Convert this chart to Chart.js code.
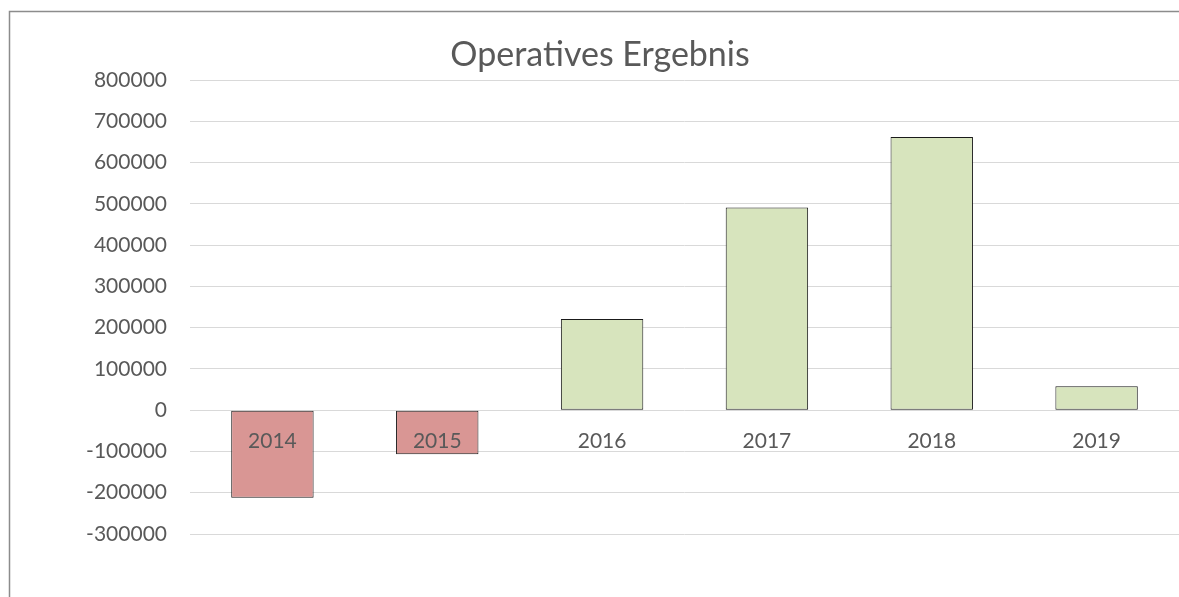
<!DOCTYPE html>
<html>
<head>
<meta charset="utf-8">
<script src="https://cdn.jsdelivr.net/npm/chart.js@4"></script>
<style>
  html, body { margin: 0; padding: 0; background: #fff; overflow: hidden; }
  #wrap { position: relative; width: 1179px; height: 597px; }
</style>
</head>
<body>
<div id="wrap"><canvas id="ergebnisChart"></canvas></div>
<script>
var years = ['2014', '2015', '2016', '2017', '2018', '2019'];
var ergebnis = [-212000, -107000, 221000, 491000, 662000, 58000];
var yMin = -300000;
var yMax = 800000;
var yStep = 100000;
var chartTitle = 'Operatives Ergebnis';

var textColor = '#595959';
var fontFamily = 'Lato, "Open Sans", sans-serif';

// Excel-like frame (cut off at right and bottom) and title
var frameAndTitle = {
  id: 'frameAndTitle',
  beforeDraw: function (chart) {
    var c = chart.ctx;
    c.save();
    c.strokeStyle = '#8c8c8c';
    c.lineWidth = 1.5;
    c.beginPath();
    c.moveTo(9.5, 600);
    c.lineTo(9.5, 11.5);
    c.lineTo(1200, 11.5);
    c.stroke();
    c.restore();
  },
  afterDraw: function (chart) {
    var c = chart.ctx;
    c.save();
    c.fillStyle = textColor;
    c.font = '34px ' + fontFamily;
    c.textAlign = 'center';
    c.textBaseline = 'middle';
    c.fillText(chartTitle, 600, 55);
    c.restore();
  }
};

document.addEventListener('DOMContentLoaded', function () {
  var ctx = document.getElementById('ergebnisChart').getContext('2d');
  new Chart(ctx, {
    type: 'bar',
    data: {
      labels: years,
      datasets: [{
        label: chartTitle,
        data: ergebnis,
        backgroundColor: ergebnis.map(function (v) { return v < 0 ? '#d99694' : '#d7e4bd'; }),
        borderColor: '#1a1a1a',
        borderWidth: 1,
        borderSkipped: false,
        categoryPercentage: 1,
        barPercentage: 0.5
      }]
    },
    options: {
      responsive: true,
      maintainAspectRatio: false,
      animation: false,
      layout: {
        padding: { top: 80, bottom: 63, left: 0, right: 0 }
      },
      plugins: {
        legend: { display: false },
        title: { display: false },
        tooltip: { enabled: false }
      },
      scales: {
        x: {
          position: { y: 0 },
          grid: { display: false, drawTicks: false },
          border: { display: false },
          ticks: {
            z: 1,
            color: textColor,
            font: { family: fontFamily, size: 21 },
            padding: 18,
            maxRotation: 0
          }
        },
        y: {
          min: yMin,
          max: yMax,
          afterFit: function (scale) { scale.width = 190; },
          grid: { color: '#d9d9d9', lineWidth: 1, drawTicks: false },
          border: { display: false },
          ticks: {
            stepSize: yStep,
            color: textColor,
            font: { family: fontFamily, size: 21 },
            padding: 23,
            callback: function (v) { return String(v); }
          }
        }
      }
    },
    plugins: [frameAndTitle]
  });
});
</script>
</body>
</html>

Your instructions:
Copy every line of the data exactly as written, excluding the pictures.

Solution for this task:
Convert this chart to Chart.js code.
<!DOCTYPE html>
<html>
<head>
<meta charset="utf-8">
<script src="https://cdn.jsdelivr.net/npm/chart.js@4"></script>
<style>
  html, body { margin: 0; padding: 0; background: #fff; overflow: hidden; }
  #wrap { position: relative; width: 1179px; height: 597px; }
</style>
</head>
<body>
<div id="wrap"><canvas id="ergebnisChart"></canvas></div>
<script>
var years = ['2014', '2015', '2016', '2017', '2018', '2019'];
var ergebnis = [-212000, -107000, 221000, 491000, 662000, 58000];
var yMin = -300000;
var yMax = 800000;
var yStep = 100000;
var chartTitle = 'Operatives Ergebnis';

var textColor = '#595959';
var fontFamily = 'Lato, "Open Sans", sans-serif';

// Excel-like frame (cut off at right and bottom) and title
var frameAndTitle = {
  id: 'frameAndTitle',
  beforeDraw: function (chart) {
    var c = chart.ctx;
    c.save();
    c.strokeStyle = '#8c8c8c';
    c.lineWidth = 1.5;
    c.beginPath();
    c.moveTo(9.5, 600);
    c.lineTo(9.5, 11.5);
    c.lineTo(1200, 11.5);
    c.stroke();
    c.restore();
  },
  afterDraw: function (chart) {
    var c = chart.ctx;
    c.save();
    c.fillStyle = textColor;
    c.font = '34px ' + fontFamily;
    c.textAlign = 'center';
    c.textBaseline = 'middle';
    c.fillText(chartTitle, 600, 55);
    c.restore();
  }
};

document.addEventListener('DOMContentLoaded', function () {
  var ctx = document.getElementById('ergebnisChart').getContext('2d');
  new Chart(ctx, {
    type: 'bar',
    data: {
      labels: years,
      datasets: [{
        label: chartTitle,
        data: ergebnis,
        backgroundColor: ergebnis.map(function (v) { return v < 0 ? '#d99694' : '#d7e4bd'; }),
        borderColor: '#1a1a1a',
        borderWidth: 1,
        borderSkipped: false,
        categoryPercentage: 1,
        barPercentage: 0.5
      }]
    },
    options: {
      responsive: true,
      maintainAspectRatio: false,
      animation: false,
      layout: {
        padding: { top: 80, bottom: 63, left: 0, right: 0 }
      },
      plugins: {
        legend: { display: false },
        title: { display: false },
        tooltip: { enabled: false }
      },
      scales: {
        x: {
          position: { y: 0 },
          grid: { display: false, drawTicks: false },
          border: { display: false },
          ticks: {
            z: 1,
            color: textColor,
            font: { family: fontFamily, size: 21 },
            padding: 18,
            maxRotation: 0
          }
        },
        y: {
          min: yMin,
          max: yMax,
          afterFit: function (scale) { scale.width = 190; },
          grid: { color: '#d9d9d9', lineWidth: 1, drawTicks: false },
          border: { display: false },
          ticks: {
            stepSize: yStep,
            color: textColor,
            font: { family: fontFamily, size: 21 },
            padding: 23,
            callback: function (v) { return String(v); }
          }
        }
      }
    },
    plugins: [frameAndTitle]
  });
});
</script>
</body>
</html>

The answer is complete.